Dé­bat Mi­ner­gie

Plusieurs réactions nous sont parvenues suite à l’article "Lowtech versus Hightech" paru dans "TRACÉS" n° 21/12. Suite et fin du débat avec la réponse de Pierre Frey.

Publikationsdatum
13-12-2012
Revision
01-09-2015

Les deux réactions publiées par Tracés sont sans surprise : des ratiocinations de spécialistes sur des points de détail. On discute la couleur, la nomenclature et on reste vaillament hors du véritable sujet. Mon encadré l’avait pourtant formulé clairement : il existe des alternatives aussi performantes, voire plus performantes aux techniques majoritairement mises en œuvre pour complaire au standard Minergie. Ces alternatives reposent sur la quantité et la qualité de la main d’œuvre qui produit le bâtiment.
Markus Mosimann et Marc Lettau administrent la preuve, et c’est l’essentiel de leur propos, que le « savoir de trente ans » de monsieur Roulet est erroné, est dépassé, faux. Il n’existe aucune fatalité suivant laquelle construire de manière efficace en termes d’isolation nécessite une débauche de matériaux.

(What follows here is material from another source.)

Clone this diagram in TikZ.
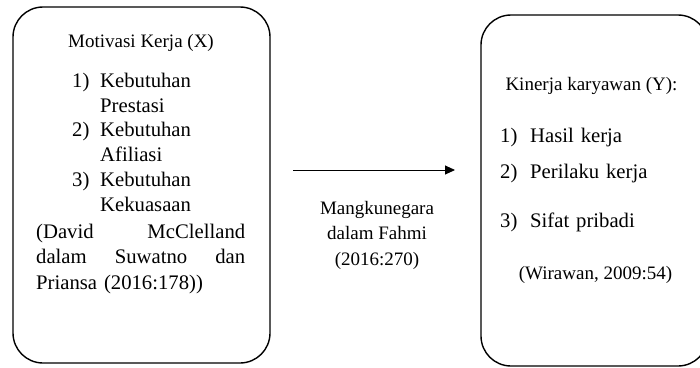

Leur agencement, leur mise en œuvre peuvent être optimisés et leur quantité réduite.
La preuve du caractère spécieux et orienté de ce qui est calculé (pris en compte) dans l’évaluation des constructions prétendant au standard Minergie a été apportée de manière éclatante par les tests effectués pendant les deux premières années d’exploitation de la crèche construite par Pierre-Alain Dupraz à Genève, dans le quartier de Saint-Jean. Ce bâtiment, en grande partie enterré, présente en effet des performances mesurées massivement plus intéressantes que les calculs théoriques correspondant aux moyens techniques mis en œuvre pour satisfaire au standard Minergie. Pourquoi ? Comme l’avait exposé en son temps l’ingénieur thermicien Olivier Barde (1926-2001), les normes et standards négligent fortement l’importance de l’inertie thermique du milieu et tiennent compte surtout des performances des matériaux dont elles prescrivent la mise en œuvre. Dans le cas de cette construction, en ne tenant aucun compte de l’inertie du sol encaissant, on a prescrit une masse d’isolant superflu. 
En termes de chiffre d’affaire, cela suit une logique implaquable : vous payez un maximum les matériaux que je vous recommande ; en retour, je vous calcule ce que votre oreille et votre bourse veulent entendre. Peu importe s’il existe des moyens plus avantageux ou plus légers en termes d’impact environnemental pour y parvenir. Du moment que je ne peux pas en faire le commerce, où est l’intérêt ?
C’est ainsi que se pose la véritable question. Minergie comme standard privé est devenu un moyen de promotion, une véritable idéologie, tendant à imposer sur le marché un certain nombre de produits techniques, alors que ceux-ci n’ont en aucune façon le monopole de la vertu en matière d’impact environnemental.